At a meeting Wednesday, the city's Executive Committee approved a new salary package for around 120 of its highest-paid workers that will see pay rises of 3 percent in July and 3 percent in December, which will be added to another raise backdated to the start of 2015.

The motivation? Attracting top appointed officials, with the committee document saying wage raises for these positions have fallen behind lower-level salaries over the last 12 years, and are currently 6 percent below the market average.

As a result, fewer employees have been applying for promotions, and lower calibre candidates are interviewing for jobs, the city says.

MPR News reports the planned increases, if approved by the full council, will see appointed official salaries rise from between $80,000 and $165,000 currently to between $87,000 and just over $177,000.

According to the committee document, the pay rises will cost the council $200,000 in its 2015 budget, but because the raises are being staggered, the full cost will be $1 million. Further rises of 2 percent in each of the next six years were also approved by the committee.

A list of the planned increase has been put online by MPR News and can be found here.

The proposal from Minneapolis comes after Gov. Dayton's plan to increase state commissioner pay by $35,000 in order to attract higher-quality managers was opposed by many in Minnesota's House and Senate.
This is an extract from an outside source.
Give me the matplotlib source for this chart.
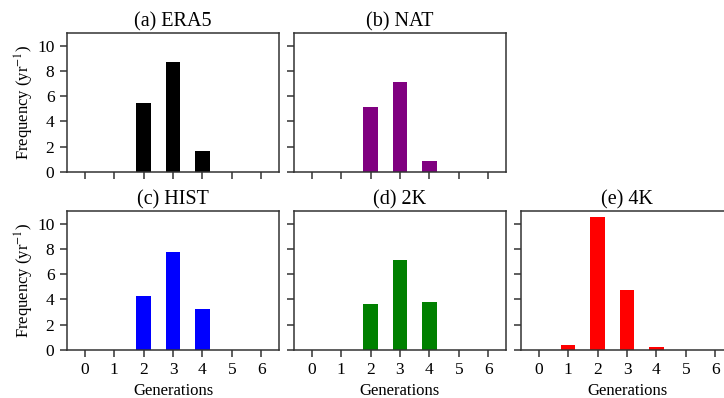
import matplotlib
matplotlib.use('Agg')
import matplotlib.pyplot as plt

plt.rcParams['font.family'] = ['Liberation Serif', 'DejaVu Serif']
plt.rcParams['mathtext.fontset'] = 'stix'

generations = [0, 1, 2, 3, 4, 5, 6]
era5 = [0, 0, 5.45, 8.72, 1.67, 0, 0]
nat = [0, 0, 5.12, 7.13, 0.9, 0, 0]
hist = [0, 0, 4.25, 7.72, 3.22, 0, 0]
k2 = [0, 0, 3.62, 7.13, 3.8, 0, 0]
k4 = [0, 0.43, 10.52, 4.78, 0.2, 0, 0]

panels = [
    ('(a) ERA5', era5, 'black'),
    ('(b) NAT', nat, 'purple'),
    ('(c) HIST', hist, 'blue'),
    ('(d) 2K', k2, 'green'),
    ('(e) 4K', k4, 'red'),
]

W, H = 724, 398
fig = plt.figure(figsize=(W / 100, H / 100), dpi=100)

# axes boxes in pixels: left, top
ax_w, ax_h = 212, 139
boxes = [(67, 33), (294, 33), (67, 211), (294, 211), (521, 211)]

for i, (title, vals, col) in enumerate(panels):
    x0, y0 = boxes[i]
    ax = fig.add_axes([x0 / W, 1 - (y0 + ax_h) / H, ax_w / W, ax_h / H])
    ax.bar(generations, vals, width=0.5, color=col)
    ax.set_xlim(-0.6, 6.6)
    ax.set_ylim(0, 11)
    ax.set_xticks(generations)
    ax.set_yticks([0, 2, 4, 6, 8, 10])
    ax.set_title(title, fontsize=14.5, pad=5)
    for s in ax.spines.values():
        s.set_color('#333333')
        s.set_linewidth(1.1)
    ax.tick_params(colors='#333333', labelcolor='black', labelsize=12.5,
                   width=1.1, length=5, pad=4)
    if i in (0, 1):
        ax.set_xticklabels([])
    else:
        ax.set_xlabel('Generations', fontsize=12, labelpad=3)
    if i in (0, 2):
        ax.set_ylabel('Frequency (yr$^{-1}$)', fontsize=12, labelpad=1)
    else:
        ax.set_yticklabels([])

fig.savefig('out.png', dpi=100)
It was eventually decided that Dayton will be allowed to implement salary increases for commissioners on July 1, but after this date no raises can be made without legislative approval, the Pioneer Press reports.

MPR notes Minneapolis Mayor Betsy Hodges and the City Council had planned to approve pay raises earlier in the year, but delayed it after the "uproar" at state level.

Even so, the city's raises have not gone unnoticed, with State Rep. Steve Drazkowski, R-Mazeppa, telling the radio station the rises are "excessive" and the city should lose some of its state funding as a result.

City pushes ahead with paid parental leave

In another move to make jobs more attractive to applicants, the City of Minneapolis' Executive Committee pushed on with plans to introduce paid parental leave.

The new policy, if approved, would provide up to three weeks of paid leave to employees with a newborn child or when they adopt a child. This is expected to cost the city on average $5,500 per employee.

A committee document says around 90 staff members made maternity claims last year, which under the new policy would have cost the city $495,000.

MinnPost reports Hodges added an amendment to the policy so it would be retroactive to Jan. 1, to take into account the 14 employees who are expecting to deliver or adopt a child before the previously planned start date of July 1.

The website notes Minneapolis would become the fourth city in Minnesota to offer paid parental leave. St. Paul offers four weeks pay for birth mothers and two weeks for "non-birthing parents," while Brooklyn Park and St. Louis Park offer two weeks and three weeks, respectively.